Given problem =>
Make an exact transcription of the material, leaving out all images.

Provided data =>
— BEGIN —
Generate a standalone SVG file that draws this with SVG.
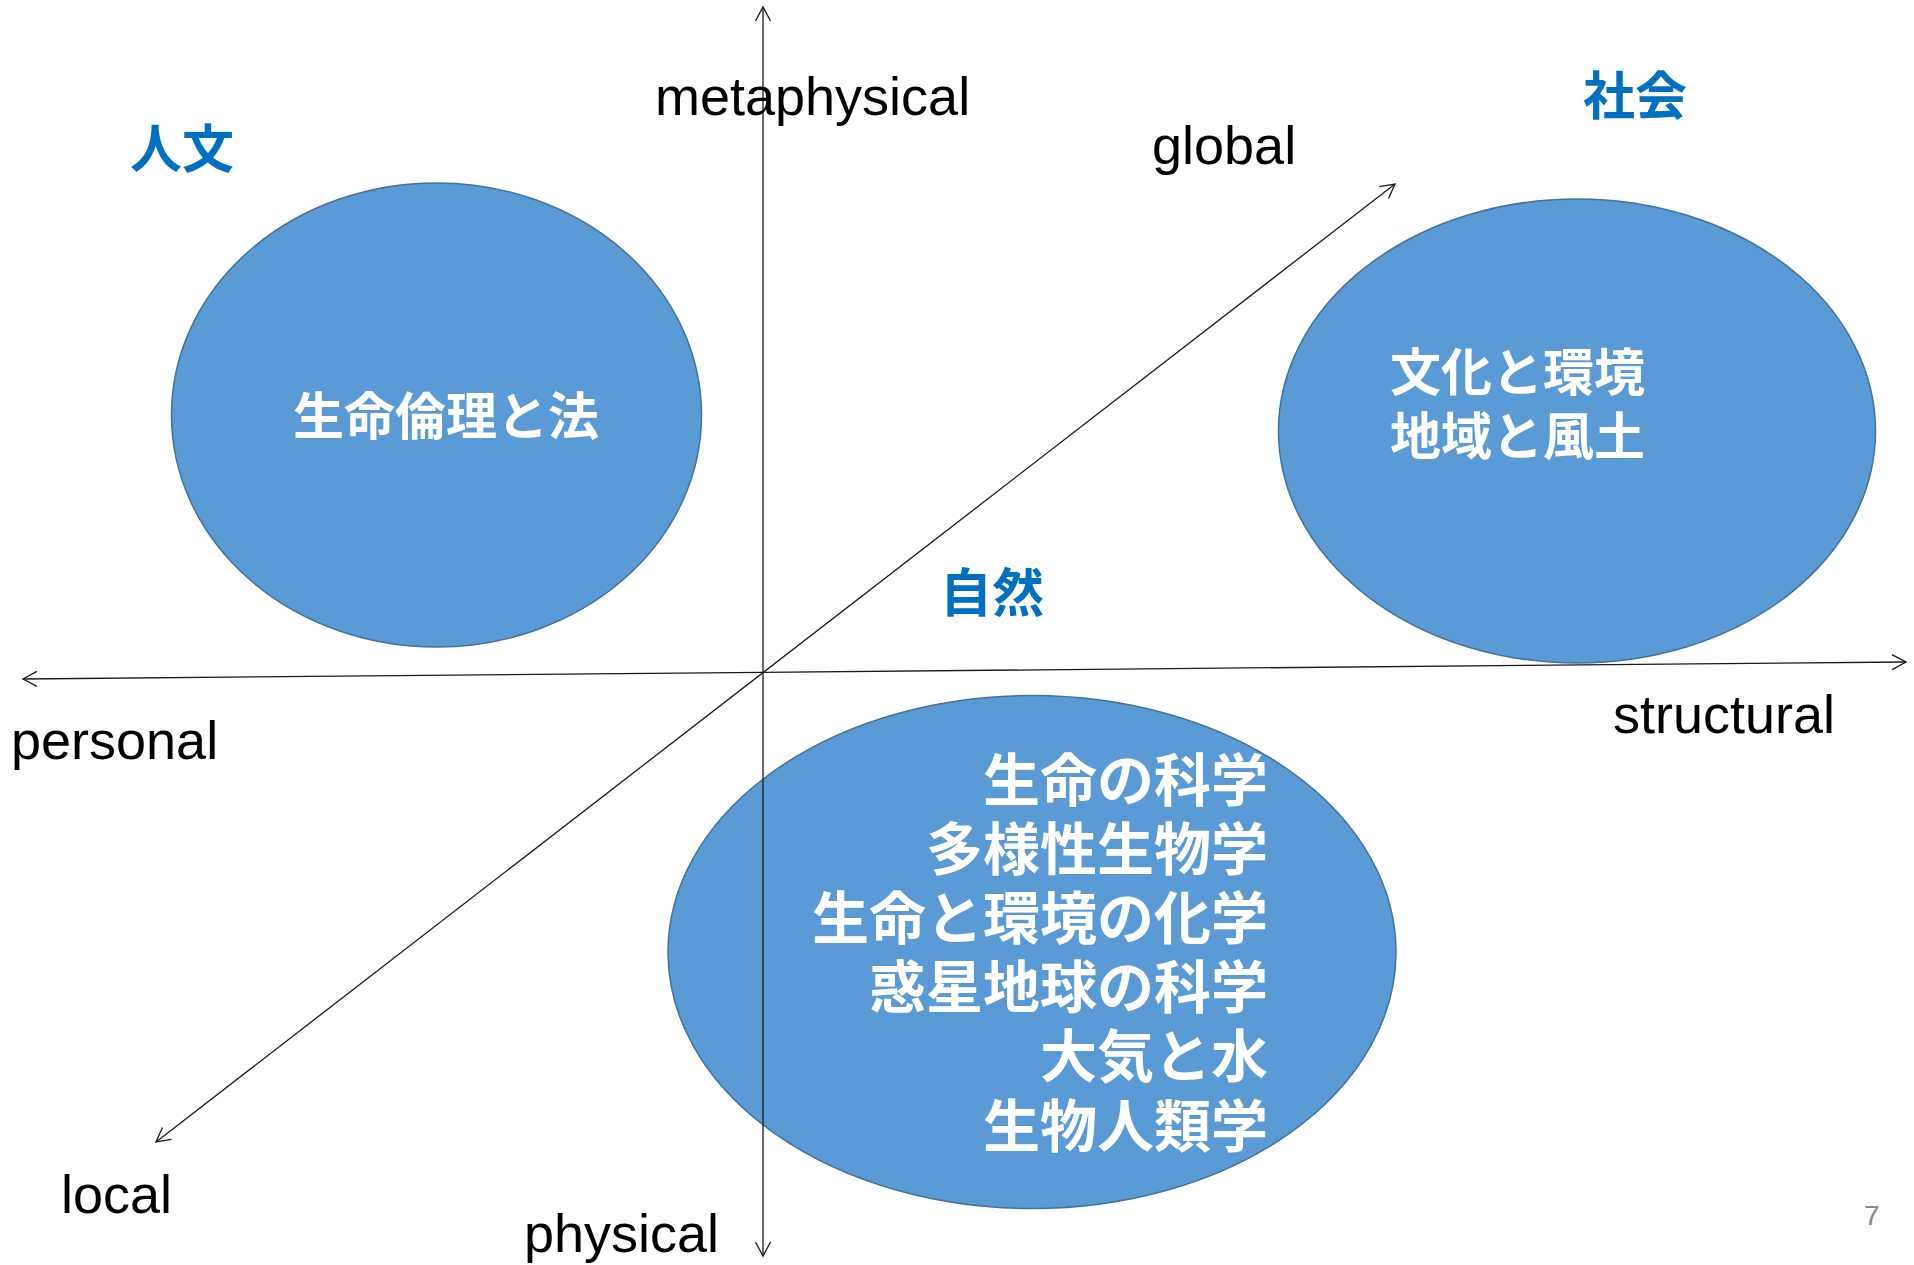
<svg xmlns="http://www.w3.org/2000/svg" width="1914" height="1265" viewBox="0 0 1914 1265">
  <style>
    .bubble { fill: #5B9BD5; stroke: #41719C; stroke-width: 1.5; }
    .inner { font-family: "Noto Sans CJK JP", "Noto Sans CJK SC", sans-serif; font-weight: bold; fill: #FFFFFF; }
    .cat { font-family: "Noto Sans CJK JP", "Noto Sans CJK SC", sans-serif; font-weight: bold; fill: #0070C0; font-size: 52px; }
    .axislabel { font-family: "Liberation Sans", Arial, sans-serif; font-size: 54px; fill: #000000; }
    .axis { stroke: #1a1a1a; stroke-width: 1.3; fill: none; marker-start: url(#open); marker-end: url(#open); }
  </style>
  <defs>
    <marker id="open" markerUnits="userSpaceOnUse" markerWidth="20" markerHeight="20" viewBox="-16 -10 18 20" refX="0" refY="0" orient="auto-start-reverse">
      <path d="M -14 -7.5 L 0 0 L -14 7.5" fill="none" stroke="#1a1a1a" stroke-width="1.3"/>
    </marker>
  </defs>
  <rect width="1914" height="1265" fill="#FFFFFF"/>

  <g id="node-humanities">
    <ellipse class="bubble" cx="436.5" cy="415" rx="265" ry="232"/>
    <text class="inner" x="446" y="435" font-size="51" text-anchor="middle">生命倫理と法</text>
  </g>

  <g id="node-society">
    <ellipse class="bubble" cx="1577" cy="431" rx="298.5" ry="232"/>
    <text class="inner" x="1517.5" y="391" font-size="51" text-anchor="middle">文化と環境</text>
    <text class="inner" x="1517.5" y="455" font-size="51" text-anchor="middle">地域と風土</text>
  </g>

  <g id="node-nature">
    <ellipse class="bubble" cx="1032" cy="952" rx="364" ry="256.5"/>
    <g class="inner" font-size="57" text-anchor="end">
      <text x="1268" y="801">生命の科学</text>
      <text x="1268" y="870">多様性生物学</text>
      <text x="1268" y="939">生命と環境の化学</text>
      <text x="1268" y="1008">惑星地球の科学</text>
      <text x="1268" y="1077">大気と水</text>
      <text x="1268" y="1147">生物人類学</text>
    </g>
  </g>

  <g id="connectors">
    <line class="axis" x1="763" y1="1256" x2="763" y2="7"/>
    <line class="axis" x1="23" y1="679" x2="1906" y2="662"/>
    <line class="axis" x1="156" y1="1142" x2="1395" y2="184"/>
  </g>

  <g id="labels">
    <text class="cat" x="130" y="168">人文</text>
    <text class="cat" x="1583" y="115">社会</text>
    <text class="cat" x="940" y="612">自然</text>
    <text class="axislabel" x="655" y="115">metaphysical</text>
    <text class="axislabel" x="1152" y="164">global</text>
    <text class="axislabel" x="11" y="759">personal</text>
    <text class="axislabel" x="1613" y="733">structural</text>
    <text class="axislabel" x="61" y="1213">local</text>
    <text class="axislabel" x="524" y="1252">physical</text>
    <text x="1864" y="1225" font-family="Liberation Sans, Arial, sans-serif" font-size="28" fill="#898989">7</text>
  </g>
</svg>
— END —
Response to the task =>
Generate a standalone SVG file that draws this with SVG.
<svg xmlns="http://www.w3.org/2000/svg" width="1914" height="1265" viewBox="0 0 1914 1265">
  <style>
    .bubble { fill: #5B9BD5; stroke: #41719C; stroke-width: 1.5; }
    .inner { font-family: "Noto Sans CJK JP", "Noto Sans CJK SC", sans-serif; font-weight: bold; fill: #FFFFFF; }
    .cat { font-family: "Noto Sans CJK JP", "Noto Sans CJK SC", sans-serif; font-weight: bold; fill: #0070C0; font-size: 52px; }
    .axislabel { font-family: "Liberation Sans", Arial, sans-serif; font-size: 54px; fill: #000000; }
    .axis { stroke: #1a1a1a; stroke-width: 1.3; fill: none; marker-start: url(#open); marker-end: url(#open); }
  </style>
  <defs>
    <marker id="open" markerUnits="userSpaceOnUse" markerWidth="20" markerHeight="20" viewBox="-16 -10 18 20" refX="0" refY="0" orient="auto-start-reverse">
      <path d="M -14 -7.5 L 0 0 L -14 7.5" fill="none" stroke="#1a1a1a" stroke-width="1.3"/>
    </marker>
  </defs>
  <rect width="1914" height="1265" fill="#FFFFFF"/>

  <g id="node-humanities">
    <ellipse class="bubble" cx="436.5" cy="415" rx="265" ry="232"/>
    <text class="inner" x="446" y="435" font-size="51" text-anchor="middle">生命倫理と法</text>
  </g>

  <g id="node-society">
    <ellipse class="bubble" cx="1577" cy="431" rx="298.5" ry="232"/>
    <text class="inner" x="1517.5" y="391" font-size="51" text-anchor="middle">文化と環境</text>
    <text class="inner" x="1517.5" y="455" font-size="51" text-anchor="middle">地域と風土</text>
  </g>

  <g id="node-nature">
    <ellipse class="bubble" cx="1032" cy="952" rx="364" ry="256.5"/>
    <g class="inner" font-size="57" text-anchor="end">
      <text x="1268" y="801">生命の科学</text>
      <text x="1268" y="870">多様性生物学</text>
      <text x="1268" y="939">生命と環境の化学</text>
      <text x="1268" y="1008">惑星地球の科学</text>
      <text x="1268" y="1077">大気と水</text>
      <text x="1268" y="1147">生物人類学</text>
    </g>
  </g>

  <g id="connectors">
    <line class="axis" x1="763" y1="1256" x2="763" y2="7"/>
    <line class="axis" x1="23" y1="679" x2="1906" y2="662"/>
    <line class="axis" x1="156" y1="1142" x2="1395" y2="184"/>
  </g>

  <g id="labels">
    <text class="cat" x="130" y="168">人文</text>
    <text class="cat" x="1583" y="115">社会</text>
    <text class="cat" x="940" y="612">自然</text>
    <text class="axislabel" x="655" y="115">metaphysical</text>
    <text class="axislabel" x="1152" y="164">global</text>
    <text class="axislabel" x="11" y="759">personal</text>
    <text class="axislabel" x="1613" y="733">structural</text>
    <text class="axislabel" x="61" y="1213">local</text>
    <text class="axislabel" x="524" y="1252">physical</text>
    <text x="1864" y="1225" font-family="Liberation Sans, Arial, sans-serif" font-size="28" fill="#898989">7</text>
  </g>
</svg>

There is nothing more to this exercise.